By Rob Penn
The Times (London)
June 17, 2000
- IT TOOK precisely ten minutes atop an elephant in Kaziranga National
Park before I came face to face with a one-horned rhinoceros which
eyed my mount and me through the morning mist with a steady, slightly
psychotic gaze before turning his armour-plated rump away. I was
feeling quite satisfied with the excursion when my mahoot waved
his spike to indicate several more rhino surrounding us.
Sixty-five per cent of the existing population of the great Indian
one-horned rhino lives here in Kaziranga. They are one of the most
endangered species in the world and the park is fundamental to their
survival.
"The late 1980s and early 1990s were a bad time for rhinos,"
BS Bonal, the park director since 1996, told me. "Poaching
was heavy, but we now have 130 manned poaching camps throughout
the park and we have taken the lead in anti poaching. The rhino
population has increased 40 per cent in the past five years."
The park has natural as well as human foes. Every year the waters
of the Brahmaputra flood, swelling the bheels, or shallow lakes,
with water, forcing the animals to the high ground. "You can't
think of Kaziranga without the monsoon floods," Bonal said.

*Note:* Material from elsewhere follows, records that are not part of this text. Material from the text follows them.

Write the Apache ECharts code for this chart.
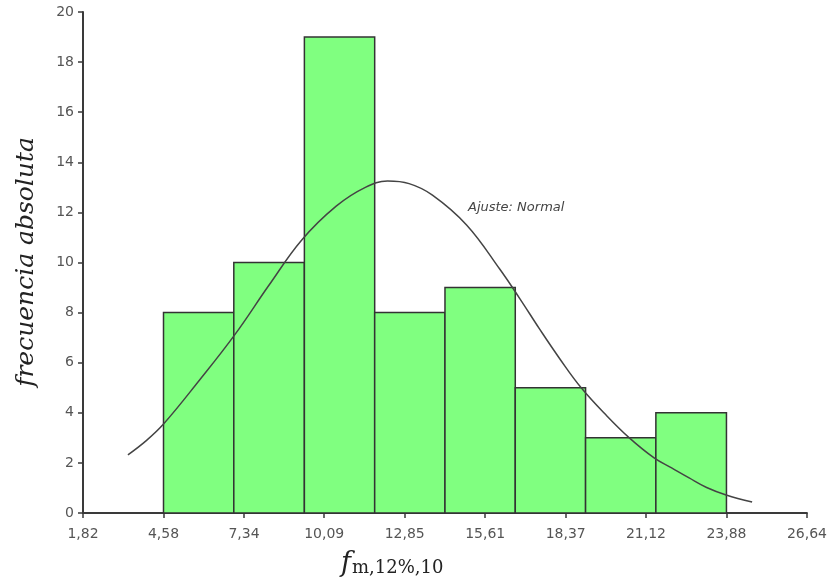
<!DOCTYPE html>
<html>
<head>
<meta charset="utf-8">
<script src="https://cdn.jsdelivr.net/npm/echarts@6/dist/echarts.min.js"></script>
<style>
  html, body { margin: 0; padding: 0; background: #fff; }
  #chart { width: 830px; height: 585px; }
</style>
</head>
<body>
<div id="chart"></div>
<script>
// bordes de las clases y frecuencias
var binEdges = [4.58, 6.99, 9.41, 11.82, 14.23, 16.64, 19.05, 21.46, 23.88];
var counts = [8, 10, 19, 8, 9, 5, 3, 4];

// marcas del eje x
var xTicks = [1.82, 4.58, 7.34, 10.09, 12.85, 15.61, 18.37, 21.12, 23.88, 26.64];
var xTickLabels = ['1,82', '4,58', '7,34', '10,09', '12,85', '15,61', '18,37', '21,12', '23,88', '26,64'];

// curva de ajuste normal
var fitX = [3.36, 4.0, 4.58, 5.79, 7.02, 8.2, 9.32, 10.5, 11.5, 12.26, 13.0, 13.8, 14.97, 16.1, 16.8, 17.47, 18.2, 18.9, 19.76, 20.55, 21.4, 22.0, 22.6, 23.2, 23.87, 24.76];
var fitY = [2.32, 2.9, 3.55, 5.27, 7.11, 9.1, 10.9, 12.25, 13.0, 13.25, 13.15, 12.69, 11.5, 9.75, 8.55, 7.35, 6.1, 5.0, 3.9, 3.0, 2.2, 1.8, 1.4, 1.02, 0.72, 0.44];

var chart = echarts.init(document.getElementById('chart'));

var barData = [];
for (var i = 0; i < counts.length; i++) {
    barData.push([binEdges[i], binEdges[i + 1], counts[i]]);
}
var fitData = fitX.map(function (x, i) { return [x, fitY[i]]; });

var axisColor = '#3a3a3a';
var labelFont = { color: '#555', fontFamily: 'DejaVu Sans', fontSize: 14 };

var option = {
    animation: false,
    backgroundColor: '#fff',
    grid: { left: 83, right: 22, top: 12, bottom: 72 },
    xAxis: {
        type: 'value',
        min: 1.82,
        max: 26.64,
        splitLine: { show: false },
        axisLine: { onZero: false, lineStyle: { color: axisColor, width: 2 } },
        axisTick: { customValues: xTicks, length: 5, lineStyle: { color: axisColor, width: 1.5 } },
        axisLabel: {
            customValues: xTicks,
            margin: 14,
            color: labelFont.color, fontFamily: labelFont.fontFamily, fontSize: labelFont.fontSize,
            formatter: function (v) {
                var k = xTicks.indexOf(v);
                return k >= 0 ? xTickLabels[k] : '';
            }
        }
    },
    yAxis: {
        type: 'value',
        min: 0,
        max: 20,
        interval: 2,
        splitLine: { show: false },
        axisLine: { show: true, lineStyle: { color: axisColor, width: 2 } },
        axisTick: { show: true, length: 5, lineStyle: { color: axisColor, width: 1.5 } },
        axisLabel: { margin: 9, color: labelFont.color, fontFamily: labelFont.fontFamily, fontSize: labelFont.fontSize }
    },
    graphic: [
        {
            type: 'text',
            x: 26, y: 262,
            rotation: Math.PI / 2,
            style: {
                text: 'frecuencia absoluta',
                fill: '#222',
                font: 'italic 25px "DejaVu Serif"',
                align: 'center',
                verticalAlign: 'middle'
            }
        },
        {
            type: 'text',
            left: 468, top: 201,
            style: {
                text: 'Ajuste: Normal',
                fill: '#444',
                font: 'italic 13px "DejaVu Sans"'
            }
        },
        {
            type: 'text',
            left: 341, top: 550,
            style: {
                text: '{f|f}{s|m,12%,10}',
                rich: {
                    f: { font: 'italic 27px "DejaVu Serif"', fill: '#222' },
                    s: { font: '18px "DejaVu Serif"', fill: '#222', padding: [10, 0, 0, 1] }
                }
            }
        }
    ],
    series: [
        {
            type: 'custom',
            data: barData,
            encode: { x: [0, 1], y: 2 },
            renderItem: function (params, api) {
                var p0 = api.coord([api.value(0), 0]);
                var p1 = api.coord([api.value(1), api.value(2)]);
                return {
                    type: 'rect',
                    shape: { x: p0[0], y: p1[1], width: p1[0] - p0[0], height: p0[1] - p1[1] },
                    style: { fill: '#80ff80', stroke: '#333', lineWidth: 1.5 }
                };
            },
            z: 2
        },
        {
            type: 'line',
            data: fitData,
            smooth: 0.4,
            showSymbol: false,
            lineStyle: { color: '#444', width: 1.5 },
            z: 3
        }
    ]
};

chart.setOption(option);
</script>
</body>
</html>
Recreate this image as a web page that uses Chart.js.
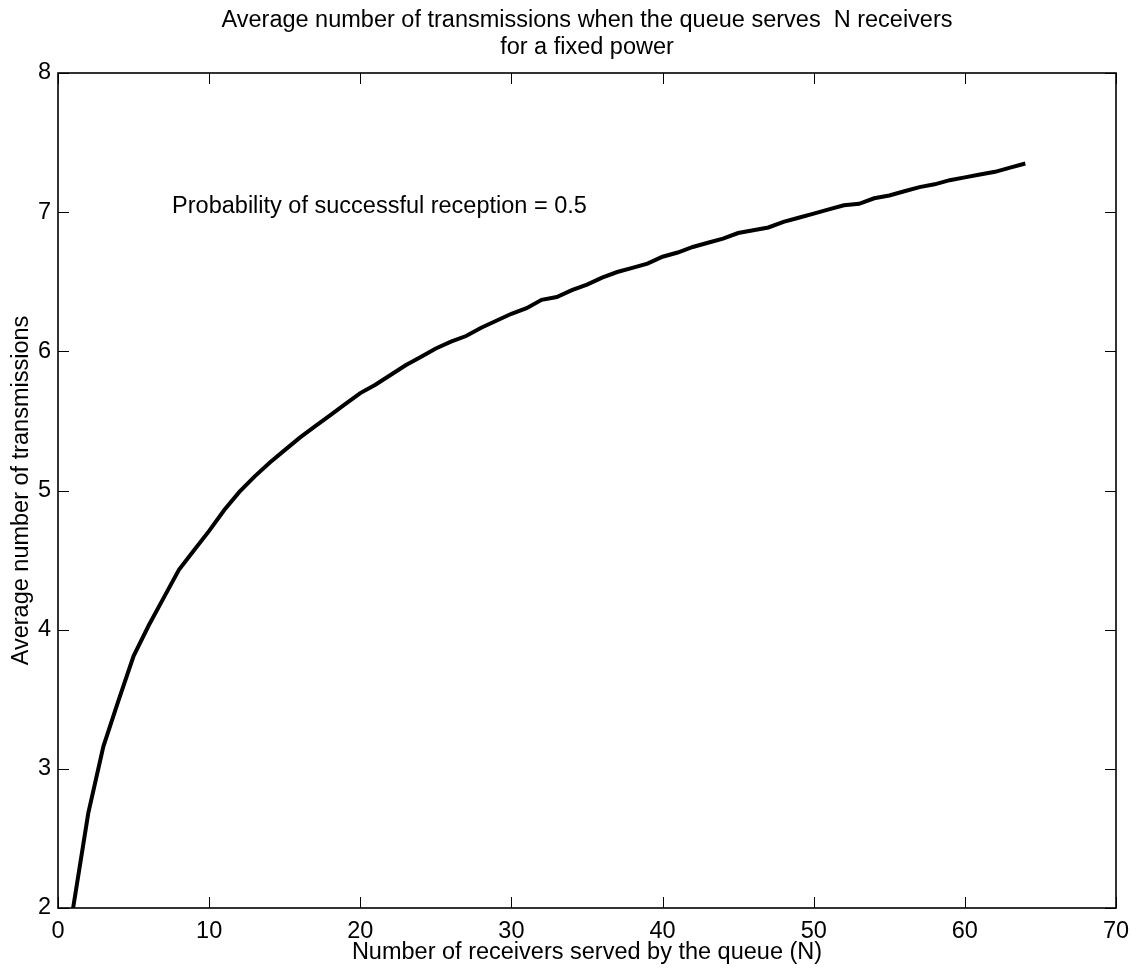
<!DOCTYPE html>
<html>
<head>
<meta charset="utf-8">
<title>Average number of transmissions</title>
<script src="https://cdn.jsdelivr.net/npm/chart.js@4/dist/chart.umd.min.js"></script>
<style>
  html, body { margin: 0; padding: 0; background: #fff; }
  canvas { display: block; }
</style>
</head>
<body>
<canvas id="transmissionsChart" width="1145" height="975"></canvas>
<script>
// N = 1..64
const receivers = [];
for (let n = 1; n <= 64; n++) receivers.push(n);

const avgTransmissions = [
  2.00, 2.68, 3.16, 3.49, 3.81, 4.03, 4.23, 4.43, 4.57, 4.71,
  4.86, 4.99, 5.10, 5.20, 5.29, 5.38, 5.46, 5.54, 5.62, 5.70,
  5.76, 5.83, 5.90, 5.96, 6.02, 6.07, 6.11, 6.17, 6.22, 6.27,
  6.31, 6.37, 6.39, 6.44, 6.48, 6.53, 6.57, 6.60, 6.63, 6.68,
  6.71, 6.75, 6.78, 6.81, 6.85, 6.87, 6.89, 6.93, 6.96, 6.99,
  7.02, 7.05, 7.06, 7.10, 7.12, 7.15, 7.18, 7.20, 7.23, 7.25,
  7.27, 7.29, 7.32, 7.35
];

const xTicks = [0, 10, 20, 30, 40, 50, 60, 70];
const yTicks = [2, 3, 4, 5, 6, 7, 8];

const titleLines = [
  'Average number of transmissions when the queue serves  N receivers',
  'for a fixed power'
];
const noteText = 'Probability of successful reception = 0.5';

const FONT = '"Liberation Sans", Arial, Helvetica, sans-serif';
const FONT_SIZE = 23.5;

// white background, box with inward ticks (MATLAB style), title and note
const matlabFrame = {
  id: 'matlabFrame',
  beforeDraw(chart) {
    const ctx = chart.ctx;
    ctx.save();
    ctx.fillStyle = '#fff';
    ctx.fillRect(0, 0, chart.width, chart.height);
    ctx.restore();
  },
  afterDraw(chart) {
    const ctx = chart.ctx;
    const a = chart.chartArea;
    const xs = chart.scales.x;
    const ys = chart.scales.y;
    const tickLen = 11;
    ctx.save();
    ctx.strokeStyle = '#000';
    ctx.lineWidth = 1;
    ctx.beginPath();
    xTicks.forEach(v => {
      const px = Math.round(xs.getPixelForValue(v)) + 0.5;
      ctx.moveTo(px, a.bottom); ctx.lineTo(px, a.bottom - tickLen);
      ctx.moveTo(px, a.top); ctx.lineTo(px, a.top + tickLen);
    });
    yTicks.forEach(v => {
      const py = Math.round(ys.getPixelForValue(v)) + 0.5;
      ctx.moveTo(a.left, py); ctx.lineTo(a.left + tickLen, py);
      ctx.moveTo(a.right, py); ctx.lineTo(a.right - tickLen, py);
    });
    ctx.stroke();
    ctx.lineWidth = 1.6;
    ctx.strokeRect(a.left, a.top, a.right - a.left, a.bottom - a.top);

    ctx.fillStyle = '#000';
    ctx.font = FONT_SIZE + 'px ' + FONT;
    ctx.textAlign = 'center';
    ctx.textBaseline = 'alphabetic';
    const cx = (a.left + a.right) / 2;
    ctx.fillText(titleLines[0], cx, 26.7);
    ctx.fillText(titleLines[1], cx, 53.5);

    ctx.textAlign = 'left';
    ctx.textBaseline = 'middle';
    ctx.fillText(noteText, xs.getPixelForValue(7.55), ys.getPixelForValue(7.04));
    ctx.restore();
  }
};

const ctx = document.getElementById('transmissionsChart').getContext('2d');
const chart = new Chart(ctx, {
  type: 'line',
  data: {
    datasets: [{
      data: receivers.map((n, i) => ({ x: n, y: avgTransmissions[i] })),
      borderColor: '#000',
      borderWidth: 4,
      pointRadius: 0,
      tension: 0,
      fill: false
    }]
  },
  options: {
    responsive: false,
    animation: false,
    layout: { padding: { top: 73, right: 29, bottom: 0, left: 0 } },
    plugins: {
      legend: { display: false },
      tooltip: { enabled: false },
      title: { display: false }
    },
    scales: {
      x: {
        type: 'linear',
        min: 0,
        max: 70,
        afterFit: s => { s.height = 67; },
        afterBuildTicks: s => { s.ticks = xTicks.map(v => ({ value: v })); },
        grid: { display: false, drawTicks: false },
        border: { display: false },
        ticks: {
          color: '#000',
          padding: 9,
          maxRotation: 0,
          font: { family: FONT, size: FONT_SIZE, lineHeight: 1.2 }
        },
        title: {
          display: true,
          text: 'Number of receivers served by the queue (N)',
          color: '#000',
          padding: { top: 0, bottom: 8 },
          font: { family: FONT, size: FONT_SIZE, lineHeight: 1.2 }
        }
      },
      y: {
        type: 'linear',
        min: 2,
        max: 8,
        afterFit: s => { s.width = 58; },
        afterBuildTicks: s => { s.ticks = yTicks.map(v => ({ value: v })); },
        grid: { display: false, drawTicks: false },
        border: { display: false },
        ticks: {
          color: '#000',
          padding: 7,
          font: { family: FONT, size: FONT_SIZE, lineHeight: 1.2 }
        },
        title: {
          display: true,
          text: 'Average number of transmissions',
          color: '#000',
          padding: { top: 7, bottom: 0 },
          font: { family: FONT, size: FONT_SIZE, lineHeight: 1.2 }
        }
      }
    }
  },
  plugins: [matlabFrame]
});
</script>
</body>
</html>
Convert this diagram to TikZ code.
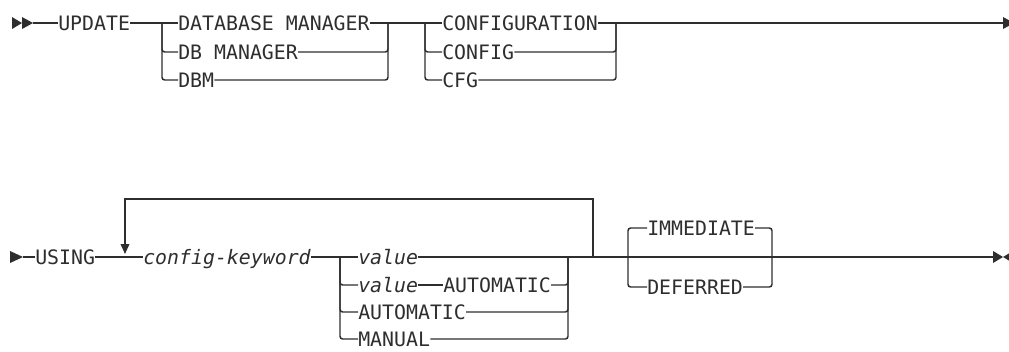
\documentclass[tikz,border=0pt]{standalone}
\usepackage{fontspec}
\setmonofont{DejaVu Sans Mono}
\usepackage{xcolor}
\usepackage{tikz}
\usetikzlibrary{arrows.meta}
\definecolor{ink}{HTML}{2E2E2E}
\newcommand{\railfont}{\ttfamily\fontsize{14.9pt}{16pt}\selectfont}

\begin{document}
\begin{tikzpicture}[
    x=0.75pt, y=-0.75pt,
    kw/.style={inner sep=0pt, anchor=west, text height=10.9pt, text depth=0pt,
               font=\railfont, text=ink},
    var/.style={kw, font=\railfont\itshape},
    rail/.style={draw=ink, line width=1.1pt, rounded corners=2pt},
    back/.style={draw=ink, line width=1.1pt, -{Triangle[length=7.5pt, width=6.5pt]}}]
  \useasboundingbox (0,0) rectangle (1009,351);
  \clip (0,0) rectangle (1009,351);
  % first line
  \coordinate (start1) at (33,23);
  \coordinate (g1l) at (162,23);
  \coordinate (g1r) at (388,23);
  \coordinate (g2l) at (425,23);
  \coordinate (g2r) at (616,23);
  \coordinate (end1) at (1003,23);
  \node[kw] (update) at (58,23) {UPDATE};
  \node[kw] (dbmfull) at (178,23) {DATABASE MANAGER};
  \node[kw] (dbmgr) at (178,52) {DB MANAGER};
  \node[kw] (dbm) at (178,80) {DBM};
  \node[kw] (configuration) at (442,23) {CONFIGURATION};
  \node[kw] (config) at (442,52) {CONFIG};
  \node[kw] (cfg) at (442,80) {CFG};
  \fill[ink] (12,17) -- (22,23) -- (12,29) -- cycle;
  \fill[ink] (22,17) -- (33,23) -- (22,29) -- cycle;
  \draw[rail] (start1) -- (update.west);
  \draw[rail] (update.east) -- (dbmfull.west);
  \draw[rail] (g1l) |- (dbmgr.west);
  \draw[rail] (g1l) |- (dbm.west);
  \draw[rail] (dbmgr.east) -| (g1r);
  \draw[rail] (dbm.east) -| (g1r);
  \draw[rail] (dbmfull.east) -- (configuration.west);
  \draw[rail] (g2l) |- (config.west);
  \draw[rail] (g2l) |- (cfg.west);
  \draw[rail] (config.east) -| (g2r);
  \draw[rail] (cfg.east) -| (g2r);
  \draw[rail] (configuration.east) -- (end1);
  \fill[ink] (1003,17) -- (1014,23) -- (1003,29) -- cycle;
  % second line
  \coordinate (start2) at (23,257);
  \coordinate (g3l) at (340,257);
  \coordinate (g3r) at (568,257);
  \coordinate (loopr) at (593,257);
  \coordinate (looptop) at (593,199);
  \coordinate (loopl) at (125,254);
  \coordinate (g4l) at (628,257);
  \coordinate (g4r) at (772,257);
  \coordinate (end2) at (993,257);
  \node[kw] (using) at (35,257) {USING};
  \node[var] (keyword) at (143,257) {config-keyword};
  \node[var] (value) at (358,257) {value};
  \node[var] (valueauto) at (358,285) {value};
  \node[kw] (autoafter) at (443,285) {AUTOMATIC};
  \node[kw] (automatic) at (358,312) {AUTOMATIC};
  \node[kw] (manual) at (358,339) {MANUAL};
  \node[kw] (immediate) at (647,228) {IMMEDIATE};
  \node[kw] (deferred) at (647,287) {DEFERRED};
  \fill[ink] (10,251) -- (23,257) -- (10,263) -- cycle;
  \draw[rail] (start2) -- (using.west);
  \draw[rail] (using.east) -- (keyword.west);
  \draw[back] (loopr) -- (looptop) -| (loopl);
  \draw[rail] (keyword.east) -- (value.west);
  \draw[rail] (g3l) |- (valueauto.west);
  \draw[rail] (g3l) |- (automatic.west);
  \draw[rail] (g3l) |- (manual.west);
  \draw[rail] (valueauto.east) -- (autoafter.west);
  \draw[rail] (autoafter.east) -| (g3r);
  \draw[rail] (automatic.east) -| (g3r);
  \draw[rail] (manual.east) -| (g3r);
  \draw[rail] (value.east) -- (end2);
  \draw[rail] (g4l) |- (immediate.west);
  \draw[rail] (immediate.east) -| (g4r);
  \draw[rail] (g4l) |- (deferred.west);
  \draw[rail] (deferred.east) -| (g4r);
  \fill[ink] (993,251) -- (1003,257) -- (993,263) -- cycle;
  \fill[ink] (1013,251) -- (1003,257) -- (1013,263) -- cycle;
\end{tikzpicture}
\end{document}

"They restock the bheels with fish, replenish water supplies
and cull some of the old animals. But high floods, like 1998 and
1999, are hell."
In 1998, a serious flood killed many animals, including 39 rhinos,
and destroyed the core of the anti-poaching infrastructure within
the park. A financial crunch in the past few years meant that it
took the park until the end of 1999 to recover completely. There
is now an emergency plan that will operate when serious flooding
occurs.
I visited Kaziranga in February - a good time as the burning back
of elephant grass made the game more visible, the wild cotton trees
were in glorious red bloom and the weather was mild: cold at night
with English summer days. I found organising safaris chaotic - but,
at the crumbling park HQ, I was swept up by a Jeep-load of Indian
tourists in their winter mufti and taken to Kohora gate for the
dawn elephant ride.
There are three ranges in the park. The central Kohora range has
the greatest game concentration, but the other two have more birds,
fewer people and a different balance of grassland and deciduous
forest.
In the Angartoli range, my ranger, Budha Hati Baruwa, and I sharpened
our wits when a rhino, half-submerged in a bheel, tried to charge
us. We saw a community of more than 150 birds, including pelicans
and adjutant storks, fishing together, we watched otters, and we
tried in vain to find a tiger - although we found paw marks in the
sand and a buffalo carcass, there was no sign of that big striped
cat.
Save the Rhino International, (020-7357 7474, save@rhino.demon.co.uk)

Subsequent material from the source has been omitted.